Roughly $1.77 billion of the coalition government’s controversial $3 billion Provincial Growth Fund has now been committed.
However, the opposition party is far from convinced the government is getting bang for its buck.
This morning a briefing was held by Ministry of Business Innovation and Employment’s Provincial Development Unit, which oversees the administration of the fund.
The update comes little more than a month after the Auditor-General John Ryan ordered a review of the Provincial Development Unit and MBIE officials were told to improve the management of the fund
Regional Economic Development Minister Shane Jones told those at the briefing not all of the $3b fund would be spent by the end of the three years.
“I’ve always said not a cent will be left in terms of unallocated pūtea (funding), it’s one thing for ministers to take Cabinet mandated allocation decisions and it’s another thing for the funds to be fully assigned and projects completed.
“In respect to transport, those projects will go beyond the next election,” he said.
Mr Jones said his greatest frustration had been roading.
“It does get quite challenging, as the regional development minister, once the pūtea goes to independent entities, via the Ministry of Transport such as NZTA.
“I say frustration because every time I move around the motu, people are invariably hōhā with what they see as the problems of their regional roads, yet we have given some pūtea over for some of those roads,” he said.
Mr Jones said he asked the Auditor department to investigate how efficiently those entities were delivering for the government, their portion of the fund.
But, National Party Regional Economic Development spokesperson Paul Goldsmith was concerned with how the success of the fund was being measured.
“We’re halfway through the Parliamentary cycle and we’ve been told they’ve allocated more than half of $3b, yet we still don’t have any clear framework in place of the success or otherwise of where the money is being sent,” he said.
Head of the Provincial Development Unit Robert Pogou said it would be years before the full impacts of the fund would be realised.
However, employees would be checking in with successful applicants, who will be asked to provide data, which will include the number of jobs being created, training courses additional business that are being created.
Mr Goldsmith said that was hopelessly inadequate.
But New Zealand First Leader Winston Peters wasn’t having the fund’s success being questioned.

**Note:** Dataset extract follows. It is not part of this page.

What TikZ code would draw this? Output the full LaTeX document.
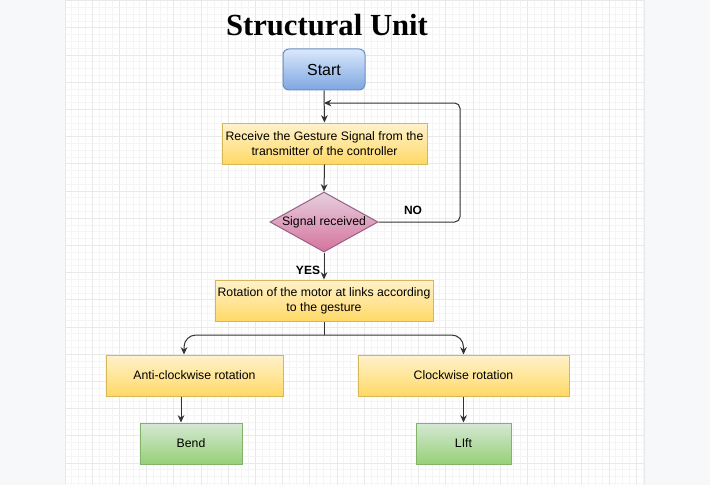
\documentclass[tikz,border=0pt]{standalone}
\usepackage{fontspec}
\setmainfont{Liberation Sans}
\newfontfamily\titlefont{Liberation Serif}
\usetikzlibrary{shapes.geometric,arrows.meta,calc}
\definecolor{panel}{HTML}{F7F8FA}
\definecolor{gridminor}{HTML}{F5F5F5}
\definecolor{gridmajor}{HTML}{E9E9E9}
\definecolor{edgecol}{HTML}{333333}
\tikzset{
  box/.style={rectangle, minimum height=30.75pt, inner sep=1pt, align=center,
    font=\fontsize{9.2}{11.5}\selectfont, line width=0.75pt},
  yellowbox/.style={box, top color={rgb,255:red,255;green,242;blue,204},
    bottom color={rgb,255:red,255;green,217;blue,102}, draw={rgb,255:red,214;green,182;blue,86}},
  greenbox/.style={box, top color={rgb,255:red,213;green,232;blue,212},
    bottom color={rgb,255:red,151;green,208;blue,119}, draw={rgb,255:red,130;green,179;blue,102}},
  startbox/.style={box, rounded corners=4.5pt, font=\fontsize{12}{14}\selectfont,
    top color={rgb,255:red,218;green,232;blue,252}, bottom color={rgb,255:red,126;green,166;blue,224},
    draw={rgb,255:red,108;green,142;blue,191}},
  decbox/.style={diamond, inner sep=0pt, minimum width=81pt, minimum height=45pt, line width=0.75pt,
    top color={rgb,255:red,230;green,208;blue,222}, bottom color={rgb,255:red,213;green,115;blue,157},
    draw={rgb,255:red,150;green,97;blue,133}},
  dectext/.style={font=\fontsize{9.2}{11}\selectfont, inner sep=0pt},
  conn/.style={draw=edgecol, line width=0.75pt, -{Stealth[length=5.5pt,width=5pt]}},
  plain/.style={draw=edgecol, line width=0.75pt},
  lbl/.style={font=\bfseries\fontsize{9}{11}\selectfont, inner sep=0pt},
}
\begin{document}
\begin{tikzpicture}[x=0.75pt,y=-0.75pt]
\useasboundingbox (0,0) rectangle (710,485);
% background
\fill[panel] (0,0) rectangle (710,485);
\fill[white] (65,0) rectangle (644,485);
\foreach \i in {0,...,85} \draw[gridminor, line width=0.5pt] (65+\i*6.8,0) -- (65+\i*6.8,485);
\foreach \i in {0,...,71} \draw[gridminor, line width=0.5pt] (65,0.5+\i*6.8) -- (644,0.5+\i*6.8);
\foreach \i in {0,...,21} \draw[gridmajor, line width=0.5pt] (65+\i*27.2,0) -- (65+\i*27.2,485);
\foreach \i in {0,...,17} \draw[gridmajor, line width=0.5pt] (65,0.5+\i*27.2) -- (644,0.5+\i*27.2);
\draw[gridmajor, line width=0.75pt] (644,0) -- (644,485);

% title
\node (title) at (327,25) {\titlefont\bfseries\fontsize{23}{26}\selectfont Structural Unit};

% nodes
\node[startbox, minimum width=61.5pt] (start) at (324,69.5) {Start};
\node[yellowbox, minimum width=153.75pt] (recv) at (324.5,143.5) {Receive the Gesture Signal from the\\transmitter of the controller};
\node[decbox, label={[dectext]center:Signal received}] (dec) at (324,222) {};
\node[yellowbox, minimum width=163.5pt] (rot) at (324,300.5) {Rotation of the motor at links according\\to the gesture};
\node[yellowbox, minimum width=132.75pt] (anti) at (194.5,375.5) {Anti-clockwise rotation};
\node[yellowbox, minimum width=158.25pt] (clock) at (463.5,375.5) {Clockwise rotation};
\node[greenbox, minimum width=76.5pt] (bend) at (191,443.5) {Bend};
\node[greenbox, minimum width=71.25pt] (lift) at (463.5,443.5) {LIft};

% labels
\node[lbl] (no) at (413,210) {NO};
\node[lbl] (yes) at (308,270) {YES};

% helper coordinates
\coordinate (nr) at (460,222);
\coordinate (nt) at (460,103);
\coordinate (jn) at (324,103);
\coordinate (sp) at (324,335);
\coordinate (sl) at (184,0);
\coordinate (bl) at (181,0);

% connectors
\draw[conn] (start.south) -- (recv.north);
\draw[conn, rounded corners=4pt] (dec.east) -- (nr) -- (nt) -- (jn);
\draw[conn] (recv.south) -- (dec.north);
\draw[conn] (dec.south) -- (rot.north);
\draw[plain] (rot.south) -- (sp);
\draw[conn, rounded corners=9pt] (sp) -| (anti.north -| sl);
\draw[conn, rounded corners=9pt] (sp) -| (clock.north);
\draw[conn] (anti.south -| bl) -- (bend.north -| bl);
\draw[conn] (clock.south) -- (lift.north);
\end{tikzpicture}
\end{document}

“This idea that somehow all the jobs appear on day one when you make the investment demonstrates how many Parliamentarians have had no business background whatsoever and we do not intend to put up with that sort of cynicism and urban grind against the export wealth creating people of this country any longer,” he said.
More light is expected to be shed on the fund after a review of the Provincial Development Unit is completed in October.
Regional breakdown of the fund as of 30 April:
- Northland: $187.7 million- Investment focus on tourism, roading, water storage, digital connectivity, training and development.
- Bay of Plenty: $138.8 million- Investment focus on tourism, fishing and aquaculture, land and transport.
- Tairāwhiti: $215.7 million- Investment focus on land transport, training and development, airports.
- Manawatū-Whanganui: $83 million- Investment focus on rail, training and development and tourism.
- Hawkes Bay: $24.7 million- Investment focus on training and development, rail infrastructure, community initiatives
- West Coast: $151.5 million- Investment focus on land transport, tourism, digital connectivity and agriculture
- Taranaki: $25.6 million- Investment focus on tourism, wood processing, community initiatives.
- Canterbury: $57.1 million- Investment focus on land transport, tourism, community initiatives and forestry.
Top of the South Island: $14.8 million- Investment focus on fishing and aquaculture, tourism, community initiatives.
- Otago: $5.1 million- Investment focus on tourism
- Southland: $24.1 million- Investment focus on digital connectivity, tourism, community initiatives
- Kapiti/Wairapa: $2 million
- Chatham Islands: $98,000
- Wellington: $100,000
Source: radionz.co.nz republished by arrangement.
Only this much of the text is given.